I sometimes think about what I'd do if I had to rebuild Solidus from scratch. What technologies would I use? What would the architecture look like? I actually have a private project where I play with the idea.

I'm sure of one thing: I would use Rails. Ruby and Rails combine to make for such a dynamic and customizable programming environment that I couldn't seriously consider anything else.

Solidus has always been about customizability, and that doesn't mean just customizing the frontend. Yes, you have a level of control over the frontend and markup that goes beyond what you can do on something like Shopify (because you have direct database access to feed whatever data you want into the frontend), but you can also control the data model.

I'm not aware of other programming languages/environments where you can modify existing classes in the way you can in Ruby. Every store we run has "monkey-patched" dozens of Solidus classes to add and change their behaviour.

Sure, the ability to do that is something of a liability, but I don't believe Spree/Solidus would have succeeded without it. When you look at competing platforms in other ecosystems, they've often built complex systems for extending the platform.

While we've built out extension points over time to avoid unnecessary monkey-patching, we still offer that path when the extensions points don't get you there. This allows us to watch how people customize the platform and adapt it to real world use cases.

My private "Solidus reimagined" project is just a toy, barely a skeleton.
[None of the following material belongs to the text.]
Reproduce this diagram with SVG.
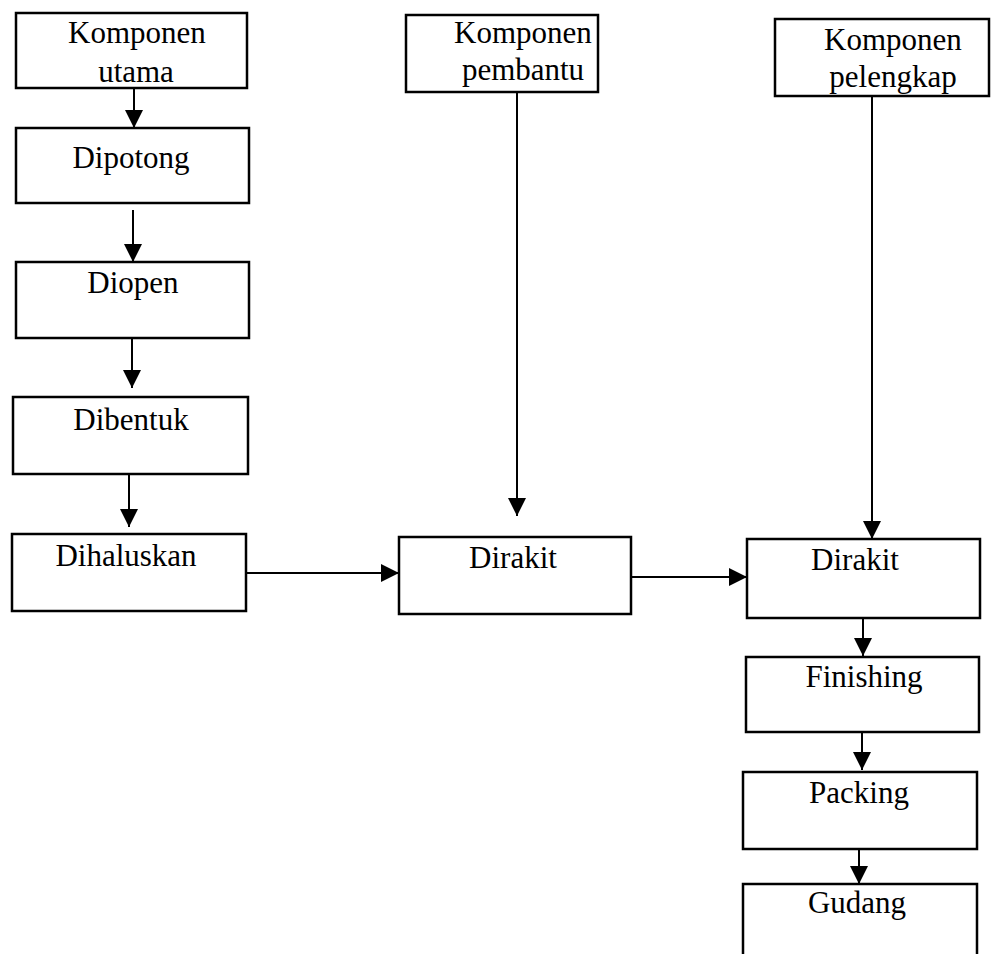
<svg xmlns="http://www.w3.org/2000/svg" width="1000" height="954" viewBox="0 0 1000 954">
<style>
.box{fill:none;stroke:#000;stroke-width:2.5}
.lbl{font-family:"Liberation Serif","Times New Roman",serif;font-size:31px;fill:#000;text-anchor:middle}
.con{fill:none;stroke:#000;stroke-width:2}
</style>
<defs>
<marker id="ah" markerUnits="userSpaceOnUse" markerWidth="20" markerHeight="20" viewBox="0 0 20 20" refX="18" refY="10" orient="auto">
<polygon points="0,1 18,10 0,19" fill="#000"/>
</marker>
</defs>
<rect width="1000" height="954" fill="#fff"/>
<g id="n-utama"><rect class="box" x="16" y="13" width="231" height="75"/><text class="lbl" x="137" y="43">Komponen</text><text class="lbl" x="136" y="82">utama</text></g>
<g id="n-dipotong"><rect class="box" x="16" y="128" width="233" height="75"/><text class="lbl" x="131" y="168">Dipotong</text></g>
<g id="n-diopen"><rect class="box" x="16" y="262" width="233" height="76"/><text class="lbl" x="133" y="293">Diopen</text></g>
<g id="n-dibentuk"><rect class="box" x="13" y="397" width="235" height="77"/><text class="lbl" x="131" y="430">Dibentuk</text></g>
<g id="n-dihaluskan"><rect class="box" x="12" y="534" width="234" height="77"/><text class="lbl" x="126" y="566">Dihaluskan</text></g>
<g id="n-pembantu"><rect class="box" x="406" y="15" width="192" height="77"/><text class="lbl" x="523" y="43">Komponen</text><text class="lbl" x="523" y="80">pembantu</text></g>
<g id="n-dirakit1"><rect class="box" x="399" y="537" width="232" height="77"/><text class="lbl" x="513" y="568">Dirakit</text></g>
<g id="n-pelengkap"><rect class="box" x="775" y="19" width="214" height="77"/><text class="lbl" x="893" y="50">Komponen</text><text class="lbl" x="893" y="87">pelengkap</text></g>
<g id="n-dirakit2"><rect class="box" x="747" y="539" width="233" height="79"/><text class="lbl" x="855" y="570">Dirakit</text></g>
<g id="n-finishing"><rect class="box" x="746" y="657" width="233" height="75"/><text class="lbl" x="864" y="687">Finishing</text></g>
<g id="n-packing"><rect class="box" x="743" y="772" width="234" height="77"/><text class="lbl" x="859" y="803">Packing</text></g>
<g id="n-gudang"><path class="box" d="M743,954 V884 H977 V954"/><text class="lbl" x="857" y="913">Gudang</text></g>
<g id="connectors">
<line class="con" x1="134" y1="88" x2="134" y2="128" marker-end="url(#ah)"/>
<line class="con" x1="133" y1="210" x2="133" y2="262" marker-end="url(#ah)"/>
<line class="con" x1="132" y1="338" x2="132" y2="388" marker-end="url(#ah)"/>
<line class="con" x1="129" y1="474" x2="129" y2="527" marker-end="url(#ah)"/>
<line class="con" x1="246" y1="573" x2="399" y2="573" marker-end="url(#ah)"/>
<line class="con" x1="517" y1="92" x2="517" y2="516" marker-end="url(#ah)"/>
<line class="con" x1="631" y1="577" x2="747" y2="577" marker-end="url(#ah)"/>
<line class="con" x1="872" y1="96" x2="872" y2="539" marker-end="url(#ah)"/>
<line class="con" x1="863" y1="618" x2="863" y2="656" marker-end="url(#ah)"/>
<line class="con" x1="862" y1="732" x2="862" y2="770" marker-end="url(#ah)"/>
<line class="con" x1="859" y1="849" x2="859" y2="884" marker-end="url(#ah)"/>
</g>
</svg>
It will never replace Solidus. Solidus is great and rebuilding it would be a waste of energy. The project has been good for one thing, though: showing me just how much Ruby and Rails have contributed to the success of the platform.


I'll admit that I was torn on doing this week's episode of Dead Code. I'm tired of talking about LLMs. The technology is clearly useful, clearly isn't what the zealots claim it is, and then there's the ethical questions. I'm not getting into that shit here.
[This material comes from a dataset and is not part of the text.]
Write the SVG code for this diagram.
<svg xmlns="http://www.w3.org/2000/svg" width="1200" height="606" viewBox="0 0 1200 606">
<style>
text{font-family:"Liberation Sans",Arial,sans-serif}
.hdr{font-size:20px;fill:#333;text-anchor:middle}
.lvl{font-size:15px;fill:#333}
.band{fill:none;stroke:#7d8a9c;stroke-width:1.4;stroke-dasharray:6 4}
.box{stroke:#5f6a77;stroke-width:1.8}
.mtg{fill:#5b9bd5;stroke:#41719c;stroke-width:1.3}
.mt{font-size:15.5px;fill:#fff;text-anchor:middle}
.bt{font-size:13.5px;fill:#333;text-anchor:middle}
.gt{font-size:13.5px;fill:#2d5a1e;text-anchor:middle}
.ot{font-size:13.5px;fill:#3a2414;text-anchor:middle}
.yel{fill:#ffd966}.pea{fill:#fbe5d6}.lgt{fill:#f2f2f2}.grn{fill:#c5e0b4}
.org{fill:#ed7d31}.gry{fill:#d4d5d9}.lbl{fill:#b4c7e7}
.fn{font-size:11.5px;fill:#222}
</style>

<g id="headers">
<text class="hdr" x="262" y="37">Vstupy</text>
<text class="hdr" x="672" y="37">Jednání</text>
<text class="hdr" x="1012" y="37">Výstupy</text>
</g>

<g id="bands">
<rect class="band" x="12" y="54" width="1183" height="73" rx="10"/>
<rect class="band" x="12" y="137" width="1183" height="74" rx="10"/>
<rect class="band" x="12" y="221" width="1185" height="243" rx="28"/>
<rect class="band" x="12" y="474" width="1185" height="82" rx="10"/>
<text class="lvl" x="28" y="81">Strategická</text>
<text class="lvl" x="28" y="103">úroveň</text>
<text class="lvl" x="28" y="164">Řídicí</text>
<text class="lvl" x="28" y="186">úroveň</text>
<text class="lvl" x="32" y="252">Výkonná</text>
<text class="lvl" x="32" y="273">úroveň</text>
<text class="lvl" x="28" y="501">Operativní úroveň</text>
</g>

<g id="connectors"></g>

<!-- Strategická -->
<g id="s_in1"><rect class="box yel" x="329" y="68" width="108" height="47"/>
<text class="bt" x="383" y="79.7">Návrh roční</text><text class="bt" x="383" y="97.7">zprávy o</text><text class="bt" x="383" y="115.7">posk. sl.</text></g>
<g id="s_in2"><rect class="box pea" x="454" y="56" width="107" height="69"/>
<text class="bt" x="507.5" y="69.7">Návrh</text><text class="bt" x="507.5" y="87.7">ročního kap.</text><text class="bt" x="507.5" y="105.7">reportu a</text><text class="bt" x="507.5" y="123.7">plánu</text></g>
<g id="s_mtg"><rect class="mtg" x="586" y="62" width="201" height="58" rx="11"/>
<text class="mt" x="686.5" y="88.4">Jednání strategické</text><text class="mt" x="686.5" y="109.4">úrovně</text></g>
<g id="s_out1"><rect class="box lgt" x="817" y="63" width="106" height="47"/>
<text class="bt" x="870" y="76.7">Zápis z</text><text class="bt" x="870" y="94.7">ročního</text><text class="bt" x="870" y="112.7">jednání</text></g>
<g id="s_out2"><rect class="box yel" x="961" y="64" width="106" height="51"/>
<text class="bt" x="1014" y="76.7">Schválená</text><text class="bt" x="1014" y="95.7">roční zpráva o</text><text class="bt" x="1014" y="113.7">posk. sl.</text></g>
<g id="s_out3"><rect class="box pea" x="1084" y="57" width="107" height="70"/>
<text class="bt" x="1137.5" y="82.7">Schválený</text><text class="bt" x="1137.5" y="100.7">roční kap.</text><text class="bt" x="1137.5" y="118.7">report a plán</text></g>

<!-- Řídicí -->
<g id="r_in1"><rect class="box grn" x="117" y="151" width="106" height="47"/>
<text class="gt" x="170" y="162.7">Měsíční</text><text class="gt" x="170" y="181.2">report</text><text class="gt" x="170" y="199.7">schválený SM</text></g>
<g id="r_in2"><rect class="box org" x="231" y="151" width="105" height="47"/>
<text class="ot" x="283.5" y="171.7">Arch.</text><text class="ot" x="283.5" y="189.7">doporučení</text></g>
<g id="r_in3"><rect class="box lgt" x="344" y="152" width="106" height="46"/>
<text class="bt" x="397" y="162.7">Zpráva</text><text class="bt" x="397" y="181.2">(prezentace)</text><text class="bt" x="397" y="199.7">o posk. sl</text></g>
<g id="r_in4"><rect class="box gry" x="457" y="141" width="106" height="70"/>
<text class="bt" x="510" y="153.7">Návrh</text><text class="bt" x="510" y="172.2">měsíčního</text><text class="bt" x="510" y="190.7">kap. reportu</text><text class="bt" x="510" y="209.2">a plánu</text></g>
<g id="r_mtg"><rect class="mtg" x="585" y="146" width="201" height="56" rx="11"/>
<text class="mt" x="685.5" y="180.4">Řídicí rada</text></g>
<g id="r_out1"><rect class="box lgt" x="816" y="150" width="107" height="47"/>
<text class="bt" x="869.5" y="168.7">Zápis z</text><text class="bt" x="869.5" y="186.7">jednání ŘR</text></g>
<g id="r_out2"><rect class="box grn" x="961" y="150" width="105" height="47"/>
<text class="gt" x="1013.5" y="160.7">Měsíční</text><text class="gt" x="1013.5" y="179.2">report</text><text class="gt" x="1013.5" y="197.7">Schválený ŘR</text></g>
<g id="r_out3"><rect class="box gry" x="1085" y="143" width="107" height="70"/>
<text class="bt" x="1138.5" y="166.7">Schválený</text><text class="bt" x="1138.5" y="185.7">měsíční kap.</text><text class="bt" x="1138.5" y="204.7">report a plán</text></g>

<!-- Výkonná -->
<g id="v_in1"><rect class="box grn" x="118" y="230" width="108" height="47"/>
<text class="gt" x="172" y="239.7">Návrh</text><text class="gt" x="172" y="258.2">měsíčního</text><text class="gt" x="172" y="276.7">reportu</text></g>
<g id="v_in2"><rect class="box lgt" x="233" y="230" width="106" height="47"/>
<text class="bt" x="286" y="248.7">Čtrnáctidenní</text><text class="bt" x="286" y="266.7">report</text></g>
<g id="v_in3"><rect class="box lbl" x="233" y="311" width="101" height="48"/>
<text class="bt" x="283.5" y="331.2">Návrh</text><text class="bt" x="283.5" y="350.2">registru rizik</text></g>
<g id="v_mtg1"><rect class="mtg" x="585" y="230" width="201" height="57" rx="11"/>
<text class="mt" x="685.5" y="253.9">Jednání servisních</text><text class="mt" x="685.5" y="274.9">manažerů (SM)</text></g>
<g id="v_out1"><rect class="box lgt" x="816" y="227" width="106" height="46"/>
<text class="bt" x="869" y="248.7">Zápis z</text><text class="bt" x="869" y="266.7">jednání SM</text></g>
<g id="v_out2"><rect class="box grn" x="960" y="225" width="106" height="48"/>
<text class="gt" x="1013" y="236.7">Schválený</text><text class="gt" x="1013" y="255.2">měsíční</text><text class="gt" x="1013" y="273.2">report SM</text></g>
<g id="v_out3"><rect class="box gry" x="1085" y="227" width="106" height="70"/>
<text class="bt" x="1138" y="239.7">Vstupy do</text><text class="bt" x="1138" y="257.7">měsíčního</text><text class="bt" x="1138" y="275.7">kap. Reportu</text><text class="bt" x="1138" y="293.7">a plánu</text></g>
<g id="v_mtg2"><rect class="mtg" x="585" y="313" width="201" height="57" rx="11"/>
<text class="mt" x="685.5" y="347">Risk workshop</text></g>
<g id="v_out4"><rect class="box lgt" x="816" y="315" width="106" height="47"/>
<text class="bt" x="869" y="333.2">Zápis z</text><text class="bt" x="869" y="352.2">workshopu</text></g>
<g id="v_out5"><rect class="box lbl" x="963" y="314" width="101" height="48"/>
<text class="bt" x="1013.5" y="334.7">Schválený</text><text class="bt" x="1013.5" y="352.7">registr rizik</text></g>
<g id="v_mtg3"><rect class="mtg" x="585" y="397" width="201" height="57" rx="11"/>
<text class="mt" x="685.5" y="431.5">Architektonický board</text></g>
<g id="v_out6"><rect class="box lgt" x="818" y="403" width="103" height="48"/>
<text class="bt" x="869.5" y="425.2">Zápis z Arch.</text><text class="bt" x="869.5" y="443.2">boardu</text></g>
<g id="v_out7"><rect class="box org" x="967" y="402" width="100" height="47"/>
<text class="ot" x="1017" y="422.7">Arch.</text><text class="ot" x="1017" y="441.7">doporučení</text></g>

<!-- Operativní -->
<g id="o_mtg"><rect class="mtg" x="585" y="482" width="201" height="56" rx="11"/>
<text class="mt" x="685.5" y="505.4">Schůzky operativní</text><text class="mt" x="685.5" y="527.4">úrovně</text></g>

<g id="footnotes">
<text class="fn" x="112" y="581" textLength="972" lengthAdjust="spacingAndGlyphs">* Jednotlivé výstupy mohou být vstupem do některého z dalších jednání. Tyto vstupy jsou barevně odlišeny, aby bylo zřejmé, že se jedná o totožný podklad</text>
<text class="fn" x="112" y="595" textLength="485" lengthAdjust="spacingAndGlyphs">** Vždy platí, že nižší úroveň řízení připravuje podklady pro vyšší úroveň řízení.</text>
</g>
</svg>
The reason I chose to do that episode is because I think Monkey's Paw is genuinely neat. The author has done similarly "weird" things like synonllm, which hooks into Ruby's method_missing and uses an LLM to try to figure out what method you were trying to call and calls that instead. I like fun, weird stuff, and that all definitely qualifies.

Anyway, a propos nothing, here's an image I found here:

an AI generated Calvin & Hobbes comic


After the departure of their vocalist and guitarist, Rivers of Nihil is back with a new lineup. Their new, self-titled album is... sadly not up to the standards of their previous work. Bummer. It's not all bad; there are some glimmers of brilliance hidden in the record, so I'm still hopefully for their future.

I fell in love with Rivers at exactly the 4:41 mark the first watched the music video for Sand Baptism.

Since the new disc isn't so great, it's worth going back and listening to Where Owls Know My Name. I've enjoyed everything they've put out, but Owls is their high point. It's less ambitious than The Work and I love the addition of the trumpet and saxophone (which are missing from the earlier albums).